* Task to carry out:
Give every line again exactly as it appears, please, but not the pictures.

* Material provided:
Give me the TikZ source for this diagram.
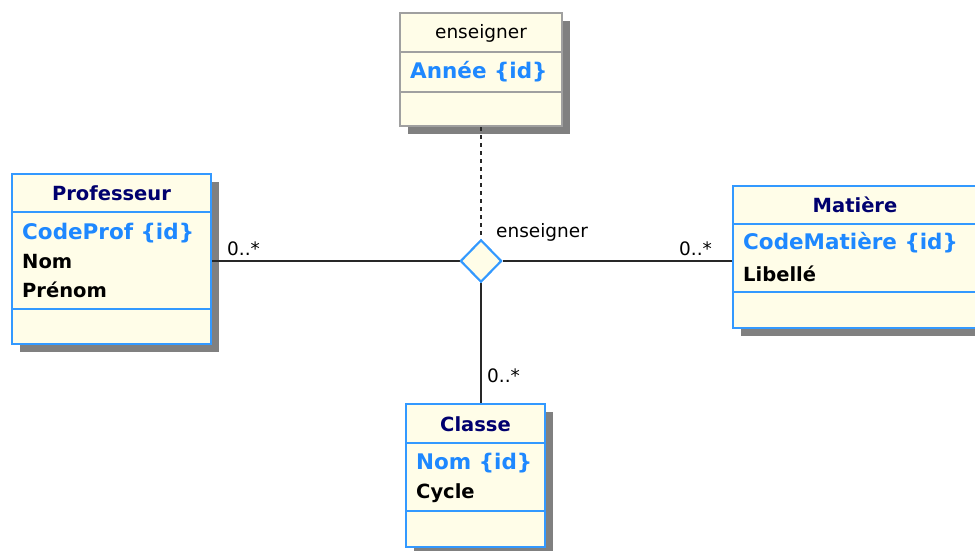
\documentclass[tikz,border=0pt]{standalone}
\usepackage{fontspec}
\setmainfont{DejaVu Sans}
\usetikzlibrary{shapes.geometric,shadows}
\definecolor{boxfill}{RGB}{255,253,232}
\definecolor{boxblue}{RGB}{51,153,255}
\definecolor{boxgray}{RGB}{160,160,160}
\definecolor{idblue}{RGB}{30,136,255}
\definecolor{navy}{RGB}{0,0,110}
\definecolor{shadowgray}{RGB}{128,128,128}
\definecolor{linegray}{RGB}{40,40,40}
\tikzset{
  classbox/.style={draw=boxblue, line width=2pt, fill=boxfill, rectangle, inner sep=0pt,
    drop shadow={shadow xshift=8pt, shadow yshift=-8pt, fill=shadowgray, opacity=1}},
  assocbox/.style={classbox, draw=boxgray},
  sepline/.style={draw=boxblue, line width=2pt},
  gsepline/.style={draw=boxgray, line width=2pt},
  titletext/.style={font=\bfseries\fontsize{19.5}{22}\selectfont, text=navy, inner sep=0pt},
  idtext/.style={font=\bfseries\fontsize{21.5}{24}\selectfont, text=idblue, anchor=west, inner sep=0pt},
  attrtext/.style={font=\bfseries\fontsize{19.5}{22}\selectfont, text=black, anchor=west, inner sep=0pt},
  plaintext/.style={font=\fontsize{18.5}{21}\selectfont, text=black, inner sep=0pt},
  conn/.style={draw=linegray, line width=2pt},
  relation/.style={diamond, draw=boxblue, line width=2pt, fill=boxfill, inner sep=0pt,
    minimum width=41pt, minimum height=42pt}
}
\begin{document}
\begin{tikzpicture}[x=1pt,y=-1pt]
\useasboundingbox (0,0) rectangle (975,551);
\clip (0,0) rectangle (975,551);
\fill[white] (0,0) rectangle (975,551);

% connectors first (under boxes)
\node[relation] (rel) at (481,261) {};

% Professeur
\node[classbox, minimum width=199pt, minimum height=170pt] (prof) at (111.5,259) {};
\draw[sepline] (12,212) -- (211,212);
\draw[sepline] (12,309) -- (211,309);
\node[titletext] (proft) at (111.5,193) {Professeur};
\node[idtext] (profa) at (22,233) {CodeProf \{id\}};
\node[attrtext] (profb) at (22,262) {Nom};
\node[attrtext] (profc) at (22,290) {Prénom};

% enseigner (association class)
\node[assocbox, minimum width=162pt, minimum height=113pt] (ens) at (481,69.5) {};
\draw[gsepline] (400,52) -- (562,52);
\draw[gsepline] (400,92) -- (562,92);
\node[plaintext] (enst) at (481,33) {enseigner};
\node[idtext] (ensa) at (410,72) {Année \{id\}};

% Matière
\node[classbox, minimum width=252pt, minimum height=142pt] (mat) at (859,257) {};
\draw[sepline] (733,224) -- (985,224);
\draw[sepline] (733,292) -- (985,292);
\node[titletext] (matt) at (855,205) {Matière};
\node[idtext] (mata) at (743,243) {CodeMatière \{id\}};
\node[attrtext] (matb) at (743,274) {Libellé};

% Classe
\node[classbox, minimum width=139pt, minimum height=143pt] (cls) at (475.5,475.5) {};
\draw[sepline] (406,443) -- (545,443);
\draw[sepline] (406,511) -- (545,511);
\node[titletext] (clst) at (475.5,424) {Classe};
\node[idtext] (clsa) at (416,463) {Nom \{id\}};
\node[attrtext] (clsb) at (416,493) {Cycle};

% connectors
\draw[conn] (prof.east |- rel.west) -- (rel.west);
\draw[conn] (rel.east) -- (mat.west |- rel.east);
\draw[conn] (rel.south) -- (rel.south |- cls.north);
\draw[conn, dash pattern=on 4pt off 4pt] (ens.south -| rel.north) -- (rel.north);
\node[relation] (rel2) at (rel) {};

% labels
\node[plaintext, anchor=west] (m1) at (227,249) {0..*};
\node[plaintext, anchor=west] (m2) at (679,249) {0..*};
\node[plaintext, anchor=west] (m3) at (487,376) {0..*};
\node[plaintext, anchor=west] (rlab) at (496,232) {enseigner};
\end{tikzpicture}
\end{document}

* Complete output:
Give me the TikZ source for this diagram.
\documentclass[tikz,border=0pt]{standalone}
\usepackage{fontspec}
\setmainfont{DejaVu Sans}
\usetikzlibrary{shapes.geometric,shadows}
\definecolor{boxfill}{RGB}{255,253,232}
\definecolor{boxblue}{RGB}{51,153,255}
\definecolor{boxgray}{RGB}{160,160,160}
\definecolor{idblue}{RGB}{30,136,255}
\definecolor{navy}{RGB}{0,0,110}
\definecolor{shadowgray}{RGB}{128,128,128}
\definecolor{linegray}{RGB}{40,40,40}
\tikzset{
  classbox/.style={draw=boxblue, line width=2pt, fill=boxfill, rectangle, inner sep=0pt,
    drop shadow={shadow xshift=8pt, shadow yshift=-8pt, fill=shadowgray, opacity=1}},
  assocbox/.style={classbox, draw=boxgray},
  sepline/.style={draw=boxblue, line width=2pt},
  gsepline/.style={draw=boxgray, line width=2pt},
  titletext/.style={font=\bfseries\fontsize{19.5}{22}\selectfont, text=navy, inner sep=0pt},
  idtext/.style={font=\bfseries\fontsize{21.5}{24}\selectfont, text=idblue, anchor=west, inner sep=0pt},
  attrtext/.style={font=\bfseries\fontsize{19.5}{22}\selectfont, text=black, anchor=west, inner sep=0pt},
  plaintext/.style={font=\fontsize{18.5}{21}\selectfont, text=black, inner sep=0pt},
  conn/.style={draw=linegray, line width=2pt},
  relation/.style={diamond, draw=boxblue, line width=2pt, fill=boxfill, inner sep=0pt,
    minimum width=41pt, minimum height=42pt}
}
\begin{document}
\begin{tikzpicture}[x=1pt,y=-1pt]
\useasboundingbox (0,0) rectangle (975,551);
\clip (0,0) rectangle (975,551);
\fill[white] (0,0) rectangle (975,551);

% connectors first (under boxes)
\node[relation] (rel) at (481,261) {};

% Professeur
\node[classbox, minimum width=199pt, minimum height=170pt] (prof) at (111.5,259) {};
\draw[sepline] (12,212) -- (211,212);
\draw[sepline] (12,309) -- (211,309);
\node[titletext] (proft) at (111.5,193) {Professeur};
\node[idtext] (profa) at (22,233) {CodeProf \{id\}};
\node[attrtext] (profb) at (22,262) {Nom};
\node[attrtext] (profc) at (22,290) {Prénom};

% enseigner (association class)
\node[assocbox, minimum width=162pt, minimum height=113pt] (ens) at (481,69.5) {};
\draw[gsepline] (400,52) -- (562,52);
\draw[gsepline] (400,92) -- (562,92);
\node[plaintext] (enst) at (481,33) {enseigner};
\node[idtext] (ensa) at (410,72) {Année \{id\}};

% Matière
\node[classbox, minimum width=252pt, minimum height=142pt] (mat) at (859,257) {};
\draw[sepline] (733,224) -- (985,224);
\draw[sepline] (733,292) -- (985,292);
\node[titletext] (matt) at (855,205) {Matière};
\node[idtext] (mata) at (743,243) {CodeMatière \{id\}};
\node[attrtext] (matb) at (743,274) {Libellé};

% Classe
\node[classbox, minimum width=139pt, minimum height=143pt] (cls) at (475.5,475.5) {};
\draw[sepline] (406,443) -- (545,443);
\draw[sepline] (406,511) -- (545,511);
\node[titletext] (clst) at (475.5,424) {Classe};
\node[idtext] (clsa) at (416,463) {Nom \{id\}};
\node[attrtext] (clsb) at (416,493) {Cycle};

% connectors
\draw[conn] (prof.east |- rel.west) -- (rel.west);
\draw[conn] (rel.east) -- (mat.west |- rel.east);
\draw[conn] (rel.south) -- (rel.south |- cls.north);
\draw[conn, dash pattern=on 4pt off 4pt] (ens.south -| rel.north) -- (rel.north);
\node[relation] (rel2) at (rel) {};

% labels
\node[plaintext, anchor=west] (m1) at (227,249) {0..*};
\node[plaintext, anchor=west] (m2) at (679,249) {0..*};
\node[plaintext, anchor=west] (m3) at (487,376) {0..*};
\node[plaintext, anchor=west] (rlab) at (496,232) {enseigner};
\end{tikzpicture}
\end{document}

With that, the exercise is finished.